Some Culture

Jonathan Stowe jns at gellyfish.com
Fri Aug 18 22:07:46 BST 2006


On Fri, 2006-08-18 at 21:01, John Costello wrote:
> On Wed, 16 Aug 2006, Dave Cross wrote:
> > Quoting David Cantrell <david at cantrell.org.uk>:
> > 
> > > http://www.thisistheatre.com/londonshows/midsummernightsdream2006.html
> > >
> > > A Midsummer Night's Dream, at the open-air theatre in Regents Park.
> > > Who's up for it?
> > 
> > I had the pleasure of seeing this last night. It's not the best  
> > production of A Midsummer Night's Dream that I've ever seen, but it's  
> > still pretty good.

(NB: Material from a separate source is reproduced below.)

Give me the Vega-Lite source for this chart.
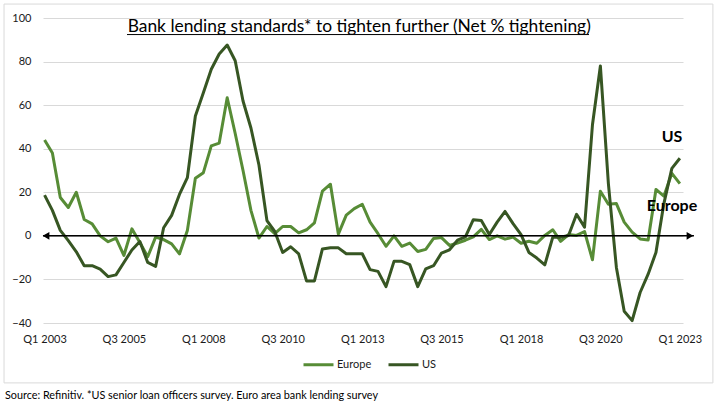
{
  "$schema": "https://vega.github.io/schema/vega-lite/v6.json",
  "width": 640,
  "height": 305,
  "autosize": {"type": "none"},
  "padding": {"left": 43, "top": 18, "right": 34, "bottom": 81},
  "background": "white",
  "config": {"view": {"stroke": null}, "font": "Lato"},
  "data": {"values": [
    {"date": "2003-01-01", "Europe": 44, "US": 18.7},
    {"date": "2003-04-01", "Europe": 38, "US": 11.7},
    {"date": "2003-07-01", "Europe": 17.6, "US": 2.5},
    {"date": "2003-10-01", "Europe": 13, "US": -2.2},
    {"date": "2004-01-01", "Europe": 20, "US": -7.3},
    {"date": "2004-04-01", "Europe": 7.5, "US": -13.7},
    {"date": "2004-07-01", "Europe": 5.5, "US": -13.7},
    {"date": "2004-10-01", "Europe": 0, "US": -15.3},
    {"date": "2005-01-01", "Europe": -2.7, "US": -18.7},
    {"date": "2005-04-01", "Europe": -1, "US": -17.9},
    {"date": "2005-07-01", "Europe": -9, "US": -12.2},
    {"date": "2005-10-01", "Europe": 3.2, "US": -6.5},
    {"date": "2006-01-01", "Europe": -3, "US": -2.6},
    {"date": "2006-04-01", "Europe": -9.6, "US": -12.2},
    {"date": "2006-07-01", "Europe": -0.6, "US": -14},
    {"date": "2006-10-01", "Europe": -1.7, "US": 3.7},
    {"date": "2007-01-01", "Europe": -3.7, "US": 9.4},
    {"date": "2007-04-01", "Europe": -8.3, "US": 19},
    {"date": "2007-07-01", "Europe": 2.5, "US": 26.7},
    {"date": "2007-10-01", "Europe": 26.4, "US": 55},
    {"date": "2008-01-01", "Europe": 29, "US": 65.7},
    {"date": "2008-04-01", "Europe": 41.3, "US": 76.5},
    {"date": "2008-07-01", "Europe": 42.6, "US": 83.5},
    {"date": "2008-10-01", "Europe": 63.4, "US": 87.6},
    {"date": "2009-01-01", "Europe": 47, "US": 80.4},
    {"date": "2009-04-01", "Europe": 30, "US": 61.9},
    {"date": "2009-07-01", "Europe": 11.7, "US": 49.5},
    {"date": "2009-10-01", "Europe": -1, "US": 32.5},
    {"date": "2010-01-01", "Europe": 4.3, "US": 7},
    {"date": "2010-04-01", "Europe": 1, "US": 2},
    {"date": "2010-07-01", "Europe": 4.3, "US": -7.6},
    {"date": "2010-10-01", "Europe": 4.3, "US": -5},
    {"date": "2011-01-01", "Europe": 1.4, "US": -8.3},
    {"date": "2011-04-01", "Europe": 2.8, "US": -20.7},
    {"date": "2011-07-01", "Europe": 6, "US": -20.7},
    {"date": "2011-10-01", "Europe": 20.5, "US": -6},
    {"date": "2012-01-01", "Europe": 23.7, "US": -5.5},
    {"date": "2012-04-01", "Europe": 0.8, "US": -5.5},
    {"date": "2012-07-01", "Europe": 9.5, "US": -8.2},
    {"date": "2012-10-01", "Europe": 12.5, "US": -8.2},
    {"date": "2013-01-01", "Europe": 14.5, "US": -8.2},
    {"date": "2013-04-01", "Europe": 6.3, "US": -15.5},
    {"date": "2013-07-01", "Europe": 1, "US": -16.3},
    {"date": "2013-10-01", "Europe": -4.8, "US": -23.3},
    {"date": "2014-01-01", "Europe": 0, "US": -11.7},
    {"date": "2014-04-01", "Europe": -4.8, "US": -11.7},
    {"date": "2014-07-01", "Europe": -3.3, "US": -13.2},
    {"date": "2014-10-01", "Europe": -7.2, "US": -23.3},
    {"date": "2015-01-01", "Europe": -6.2, "US": -15.2},
    {"date": "2015-04-01", "Europe": -1.2, "US": -13.7},
    {"date": "2015-07-01", "Europe": -0.8, "US": -7.9},
    {"date": "2015-10-01", "Europe": -4.4, "US": -6.4},
    {"date": "2016-01-01", "Europe": -3.3, "US": -2},
    {"date": "2016-04-01", "Europe": -2, "US": -0.5},
    {"date": "2016-07-01", "Europe": -0.5, "US": 7.4},
    {"date": "2016-10-01", "Europe": 3, "US": 7},
    {"date": "2017-01-01", "Europe": -1.7, "US": 0.6},
    {"date": "2017-04-01", "Europe": 0, "US": 6.3},
    {"date": "2017-07-01", "Europe": -1.5, "US": 11.2},
    {"date": "2017-10-01", "Europe": -0.6, "US": 5.6},
    {"date": "2018-01-01", "Europe": -3.4, "US": 0.6},
    {"date": "2018-04-01", "Europe": -2.5, "US": -7.6},
    {"date": "2018-07-01", "Europe": -3.4, "US": -10.2},
    {"date": "2018-10-01", "Europe": 0.2, "US": -13.3},
    {"date": "2019-01-01", "Europe": 2.8, "US": -0.6},
    {"date": "2019-04-01", "Europe": -2.5, "US": -0.6},
    {"date": "2019-07-01", "Europe": 0.6, "US": 0.2},
    {"date": "2019-10-01", "Europe": 0.2, "US": 9.9},
    {"date": "2020-01-01", "Europe": 2, "US": 4},
    {"date": "2020-04-01", "Europe": -11, "US": 51},
    {"date": "2020-07-01", "Europe": 20.5, "US": 78},
    {"date": "2020-10-01", "Europe": 14.5, "US": 24},
    {"date": "2021-01-01", "Europe": 14.8, "US": -14.5},
    {"date": "2021-04-01", "Europe": 6.3, "US": -34.6},
    {"date": "2021-07-01", "Europe": 1.7, "US": -38.9},
    {"date": "2021-10-01", "Europe": -1.4, "US": -26},
    {"date": "2022-01-01", "Europe": -1.9, "US": -17.6},
    {"date": "2022-04-01", "Europe": 21.3, "US": -7.6},
    {"date": "2022-07-01", "Europe": 18.2, "US": 14.8},
    {"date": "2022-10-01", "Europe": 28.7, "US": 31},
    {"date": "2023-01-01", "Europe": 24, "US": 35.6}
  ]},
  "layer": [
    {
      "data": {"values": [{}]},
      "mark": {"type": "rect", "fill": "transparent", "stroke": "#D9D9D9", "strokeWidth": 1},
      "encoding": {
        "x": {"datum": {"year": 2001, "month": 9, "date": 22, "utc": true}, "type": "temporal"},
        "x2": {"datum": {"year": 2024, "month": 1, "date": 16, "utc": true}},
        "y": {"datum": 106.4, "type": "quantitative"},
        "y2": {"datum": -67.5}
      }
    },
    {
      "transform": [{"fold": ["Europe", "US"], "as": ["series", "value"]}],
      "mark": {"type": "line", "strokeWidth": 3, "strokeJoin": "round"},
      "encoding": {
        "x": {
          "field": "date", "type": "temporal",
          "scale": {"domain": [{"year": 2002, "month": 12, "date": 14, "utc": true}, {"year": 2023, "month": 2, "date": 6, "utc": true}], "nice": false},
          "axis": {
            "values": [
              {"year": 2003, "month": 1, "date": 1, "utc": true},
              {"year": 2005, "month": 7, "date": 1, "utc": true},
              {"year": 2008, "month": 1, "date": 1, "utc": true},
              {"year": 2010, "month": 7, "date": 1, "utc": true},
              {"year": 2013, "month": 1, "date": 1, "utc": true},
              {"year": 2015, "month": 7, "date": 1, "utc": true},
              {"year": 2018, "month": 1, "date": 1, "utc": true},
              {"year": 2020, "month": 7, "date": 1, "utc": true},
              {"year": 2023, "month": 1, "date": 1, "utc": true}
            ],
            "labelExpr": "'Q' + utcquarter(datum.value) + ' ' + utcyear(datum.value)",
            "title": null, "grid": false, "ticks": false, "domain": false,
            "labelFlush": false, "labelOverlap": false,
            "labelFontSize": 11, "labelPadding": 10, "labelColor": "#1a1a1a", "labelFont": "Lato"
          }
        },
        "y": {
          "field": "value", "type": "quantitative",
          "scale": {"domain": [-40, 100], "nice": false, "zero": false},
          "axis": {
            "values": [-40, -20, 0, 20, 40, 60, 80, 100],
            "title": null, "grid": true, "gridColor": "#D9D9D9", "gridWidth": 1,
            "ticks": false, "domain": false, "labelFlush": false,
            "labelFontSize": 11, "labelPadding": 12, "labelColor": "#1a1a1a", "labelFont": "Lato"
          }
        },
        "color": {
          "field": "series", "type": "nominal",
          "scale": {"domain": ["Europe", "US"], "range": ["#578C36", "#375623"]},
          "legend": {
            "title": null, "orient": "none", "legendX": 259, "legendY": 330,
            "direction": "horizontal", "symbolType": "stroke", "symbolSize": 900,
            "symbolStrokeWidth": 3, "labelFontSize": 11, "labelOffset": 2,
            "columnPadding": 10, "labelFont": "Lato", "labelColor": "#1a1a1a"
          }
        }
      }
    },
    {
      "data": {"values": [{}]},
      "mark": {"type": "rule", "color": "black", "strokeWidth": 1.5},
      "encoding": {
        "x": {"datum": {"year": 2002, "month": 12, "date": 14, "utc": true}, "type": "temporal"},
        "x2": {"datum": {"year": 2023, "month": 6, "date": 12, "utc": true}},
        "y": {"datum": 0, "type": "quantitative"}
      }
    },
    {
      "data": {"values": [{}]},
      "mark": {"type": "point", "shape": "triangle-left", "filled": true, "color": "black", "opacity": 1, "size": 60},
      "encoding": {
        "x": {"datum": {"year": 2003, "month": 1, "date": 18, "utc": true}, "type": "temporal"},
        "y": {"datum": 0, "type": "quantitative"}
      }
    },
    {
      "data": {"values": [{}]},
      "mark": {"type": "point", "shape": "triangle-right", "filled": true, "color": "black", "opacity": 1, "size": 60},
      "encoding": {
        "x": {"datum": {"year": 2023, "month": 4, "date": 27, "utc": true}, "type": "temporal"},
        "y": {"datum": 0, "type": "quantitative"}
      }
    },
    {
      "data": {"values": [{}]},
      "mark": {"type": "text", "text": "US", "font": "Lato", "fontSize": 16, "fontWeight": "bold", "align": "center", "baseline": "middle", "color": "black"},
      "encoding": {
        "x": {"datum": {"year": 2022, "month": 10, "date": 2, "utc": true}, "type": "temporal"},
        "y": {"datum": 45.4, "type": "quantitative"}
      }
    },
    {
      "data": {"values": [{}]},
      "mark": {"type": "text", "text": "Europe", "font": "Lato", "fontSize": 16, "fontWeight": "bold", "align": "center", "baseline": "middle", "color": "black"},
      "encoding": {
        "x": {"datum": {"year": 2022, "month": 10, "date": 2, "utc": true}, "type": "temporal"},
        "y": {"datum": 13.7, "type": "quantitative"}
      }
    },
    {
      "data": {"values": [{}]},
      "mark": {"type": "text", "text": "Bank lending standards* to tighten further (Net % tightening)", "font": "Lato", "fontSize": 17.4, "align": "center", "baseline": "middle", "color": "black"},
      "encoding": {
        "x": {"datum": {"year": 2012, "month": 11, "date": 27, "utc": true}, "type": "temporal"},
        "y": {"datum": 95.8, "type": "quantitative"}
      }
    },
    {
      "data": {"values": [{}]},
      "mark": {"type": "rule", "color": "black", "strokeWidth": 1},
      "encoding": {
        "x": {"datum": {"year": 2005, "month": 8, "date": 6, "utc": true}, "type": "temporal"},
        "x2": {"datum": {"year": 2020, "month": 2, "date": 21, "utc": true}},
        "y": {"datum": 92.4, "type": "quantitative"}
      }
    },
    {
      "data": {"values": [{}]},
      "mark": {"type": "text", "text": "Source: Refinitiv. *US senior loan officers survey. Euro area bank lending survey", "font": "'Liberation Sans Narrow', Lato", "fontSize": 10.8, "align": "left", "baseline": "middle", "color": "black"},
      "encoding": {
        "x": {"datum": {"year": 2001, "month": 10, "date": 3, "utc": true}, "type": "temporal"},
        "y": {"datum": -73.5, "type": "quantitative"}
      }
    }
  ]
}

And, of course, the Open Air Theatre is the perfect  
> > venue for that particular play.
> > 
> > So, who else thinks it's slightly unfair that Demetrius ends the play  
> > still under the influence of the magic spell?
> 
> Slightly unfair, yes, but Shakespeare is never (or at least rarely) fair,
> especially toward men.  No that isn't some pseudo-feminist claptrap.  I'm
> thinking of his favorable attitude toward daughters in several plays (A
> Winters Tale, The Tempest, King Lear, As You Like It, even Romeo and
> Juliet to a lesser extent) and his relationship with his daughter.  Any
> man in Shakespeare who mistreats a daughter or tries to avoid her love is
> going to come to an unpleasant end.

I'm not convinced.  The "pelican daughters" in King Lear are most
definitely not portrayed in a positive light and Cordelia is forced into
a subterfuge that echoes Edgars feigned madness and winds up hanged as
the fool.  
 
At the end of King Lear only Edgar is left with a credible voice despite
the fact that Cordelia went through a similar experience.